If you have the following operating report:
Operation:	Bilateral L4, L5, S1 selective nerve root block.
OPERATIVE PROCEDURE:
The patient was taken to the operating room.  He was placed in the prone position.  He received IV sedation from the anesthesia department.  Fluoroscopic guidance was utilized to advance the 5 inch 22 gauge spinal needle into the bilateral L4 L5 and L5 S1 and S1 neuroforamen.  Needle placement was confirmed in AP, oblique, and lateral views.  No blood, CSF, or paraesthesias were noted.  Omnipaque 240 and 1 cc was injected at each level, which showed good epidural spread and outlining the exiting nerve root.  No vascular uptake was noted.  Kenalog 10 mg and 1 cc of lidocaine was injected at each level.  The patient tolerated the procedure well.  The patient will follow up in two weeks.

The office coded, 64483-50, 64484-50 x2, 77003-26

does that S1 neuroforamen count as another level to justify the 64484-50 x2?

Thanks for your help!


----------



## dwaldman

64483-50
64484-50
64484-50
Below are 2011 descriptors for lumbar/sacral transforaminal epidural injections which have been revised and effective for dates of service on or after January 1,2011_____________________________________________________________
Injection(s), anesthetic agent and/or steroid, transforaminal epidural, with imaging guidance (fluoroscopy or CT); lumbar or sacral, single level 

Injection(s), anesthetic agent and/or steroid, transforaminal epidural, with imaging guidance (fluoroscopy or CT); lumbar or sacral, each additional level (List separately in addition to code for primary procedure)  
_____________________________________________________________________
Due to the fact "with image guidance" is in the descriptor, 77003 would not be separately reported. The descriptor includes "sacral" and from previous posts I have seen S1 can be separately reported distinct from the L5 foramen and L4 foramen.

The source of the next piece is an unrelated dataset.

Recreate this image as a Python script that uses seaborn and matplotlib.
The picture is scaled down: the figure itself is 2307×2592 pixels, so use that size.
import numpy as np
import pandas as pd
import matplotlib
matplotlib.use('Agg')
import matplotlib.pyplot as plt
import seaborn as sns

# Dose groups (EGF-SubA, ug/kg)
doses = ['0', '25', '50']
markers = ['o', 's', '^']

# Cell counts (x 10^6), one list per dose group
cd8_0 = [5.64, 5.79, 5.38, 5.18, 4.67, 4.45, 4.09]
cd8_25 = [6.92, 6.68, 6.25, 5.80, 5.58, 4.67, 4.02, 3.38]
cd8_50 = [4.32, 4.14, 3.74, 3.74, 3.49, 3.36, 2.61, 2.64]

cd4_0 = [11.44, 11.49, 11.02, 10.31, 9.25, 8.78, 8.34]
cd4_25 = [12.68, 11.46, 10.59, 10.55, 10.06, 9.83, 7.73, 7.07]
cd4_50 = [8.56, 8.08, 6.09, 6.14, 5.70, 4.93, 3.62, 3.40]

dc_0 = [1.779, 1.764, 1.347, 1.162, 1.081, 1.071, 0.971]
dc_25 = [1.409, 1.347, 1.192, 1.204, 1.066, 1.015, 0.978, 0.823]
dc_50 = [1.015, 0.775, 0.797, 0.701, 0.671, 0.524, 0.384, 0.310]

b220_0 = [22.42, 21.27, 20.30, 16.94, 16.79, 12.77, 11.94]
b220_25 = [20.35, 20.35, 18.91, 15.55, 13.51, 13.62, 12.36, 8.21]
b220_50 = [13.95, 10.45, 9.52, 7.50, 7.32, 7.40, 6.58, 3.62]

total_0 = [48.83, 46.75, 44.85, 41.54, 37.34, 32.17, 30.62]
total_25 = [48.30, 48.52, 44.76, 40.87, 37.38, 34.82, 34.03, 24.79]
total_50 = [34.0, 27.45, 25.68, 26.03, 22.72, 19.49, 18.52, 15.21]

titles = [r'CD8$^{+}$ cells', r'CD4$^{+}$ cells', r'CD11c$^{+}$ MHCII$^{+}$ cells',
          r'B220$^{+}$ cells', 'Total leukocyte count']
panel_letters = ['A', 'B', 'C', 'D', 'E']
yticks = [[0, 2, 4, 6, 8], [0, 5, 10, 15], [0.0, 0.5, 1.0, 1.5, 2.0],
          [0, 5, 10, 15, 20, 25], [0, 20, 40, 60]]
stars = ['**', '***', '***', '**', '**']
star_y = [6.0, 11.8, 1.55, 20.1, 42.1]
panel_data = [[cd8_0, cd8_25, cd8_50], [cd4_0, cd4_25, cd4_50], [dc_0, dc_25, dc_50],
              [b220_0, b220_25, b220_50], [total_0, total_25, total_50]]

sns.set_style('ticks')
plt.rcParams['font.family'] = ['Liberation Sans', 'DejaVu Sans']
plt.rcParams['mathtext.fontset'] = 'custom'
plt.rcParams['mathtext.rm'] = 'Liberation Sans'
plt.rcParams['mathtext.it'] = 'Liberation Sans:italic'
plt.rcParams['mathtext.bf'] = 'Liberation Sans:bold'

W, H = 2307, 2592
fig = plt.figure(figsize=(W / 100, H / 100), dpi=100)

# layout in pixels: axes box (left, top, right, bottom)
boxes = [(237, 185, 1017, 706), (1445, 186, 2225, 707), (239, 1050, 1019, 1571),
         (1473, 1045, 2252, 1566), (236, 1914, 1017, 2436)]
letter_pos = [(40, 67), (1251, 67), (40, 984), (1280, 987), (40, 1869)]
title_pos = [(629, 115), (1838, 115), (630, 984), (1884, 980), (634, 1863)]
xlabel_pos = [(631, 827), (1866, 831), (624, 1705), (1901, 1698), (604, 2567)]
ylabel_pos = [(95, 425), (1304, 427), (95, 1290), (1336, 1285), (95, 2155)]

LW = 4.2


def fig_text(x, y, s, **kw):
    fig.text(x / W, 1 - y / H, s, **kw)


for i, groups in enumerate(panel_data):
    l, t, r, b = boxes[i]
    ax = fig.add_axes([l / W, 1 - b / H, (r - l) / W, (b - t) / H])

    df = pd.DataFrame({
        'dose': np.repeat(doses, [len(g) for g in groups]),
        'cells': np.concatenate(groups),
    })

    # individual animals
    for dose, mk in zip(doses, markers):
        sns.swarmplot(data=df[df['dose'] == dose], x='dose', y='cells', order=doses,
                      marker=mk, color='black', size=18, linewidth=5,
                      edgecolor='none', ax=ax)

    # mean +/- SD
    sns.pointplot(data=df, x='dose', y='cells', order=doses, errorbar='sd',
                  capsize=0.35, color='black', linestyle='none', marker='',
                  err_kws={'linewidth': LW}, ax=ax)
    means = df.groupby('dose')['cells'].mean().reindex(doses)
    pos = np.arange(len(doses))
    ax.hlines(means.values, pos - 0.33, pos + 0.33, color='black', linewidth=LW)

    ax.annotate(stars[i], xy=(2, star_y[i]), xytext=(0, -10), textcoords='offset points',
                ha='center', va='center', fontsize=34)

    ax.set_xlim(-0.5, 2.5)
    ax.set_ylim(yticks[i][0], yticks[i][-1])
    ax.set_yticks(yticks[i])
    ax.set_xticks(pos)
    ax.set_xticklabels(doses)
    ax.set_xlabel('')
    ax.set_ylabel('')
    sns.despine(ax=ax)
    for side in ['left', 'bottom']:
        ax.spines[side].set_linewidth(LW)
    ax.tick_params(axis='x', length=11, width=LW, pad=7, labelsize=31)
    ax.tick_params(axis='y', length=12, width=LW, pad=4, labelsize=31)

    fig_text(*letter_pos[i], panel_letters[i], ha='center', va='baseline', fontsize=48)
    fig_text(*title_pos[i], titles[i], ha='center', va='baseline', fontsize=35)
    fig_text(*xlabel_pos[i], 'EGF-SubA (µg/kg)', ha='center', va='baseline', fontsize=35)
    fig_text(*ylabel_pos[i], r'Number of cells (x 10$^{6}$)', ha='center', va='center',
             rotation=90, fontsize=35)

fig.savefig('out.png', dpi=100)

I would watch quantity 2 with the 50 modifier, Medicare for outpatient hospitals has OCE edit that states quantity one has to be used with modifier 50, on the professional side it can also be difficult for the carrier's claim processing software to think 1 addl level 150%, 1 level addl 150% when it has to broken out from a single line.

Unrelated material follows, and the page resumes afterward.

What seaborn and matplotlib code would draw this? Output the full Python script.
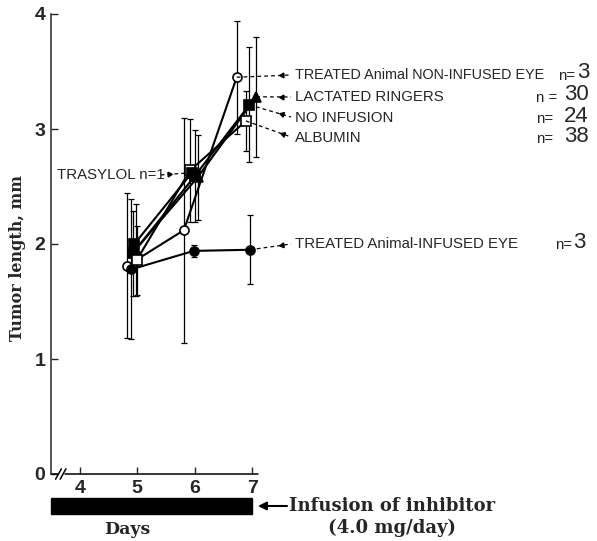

Below is the section notes that Ignenix's Encoder pro provides:
________________________________________________________
Section Notes - 64479-64484 Transforaminal Injection - (64479-64484) 
 Transforaminal Injection

INCLUDES: Imaging guidance (fluoroscopy or CT) and contrast injection

EXCLUDES: Epidural or subarachnoid injection (62310-62319)

Nerve destruction (62280-62282, 64600-64681)  
________________________________________________________________


----------



## espressofa99

Thanks for answering!

If the procedure was done in 2010, did the codes 64483 & 64484 include fluoscopy?


----------



## dwaldman

77003 was separately reportable when utilized to perform 64479-64484 prior to January 1, 2011. 

I checked the NCCI edits current verison 17.0 and noticed they decided to make 77003 a column 2 code to column one codes 64479-64480.


----------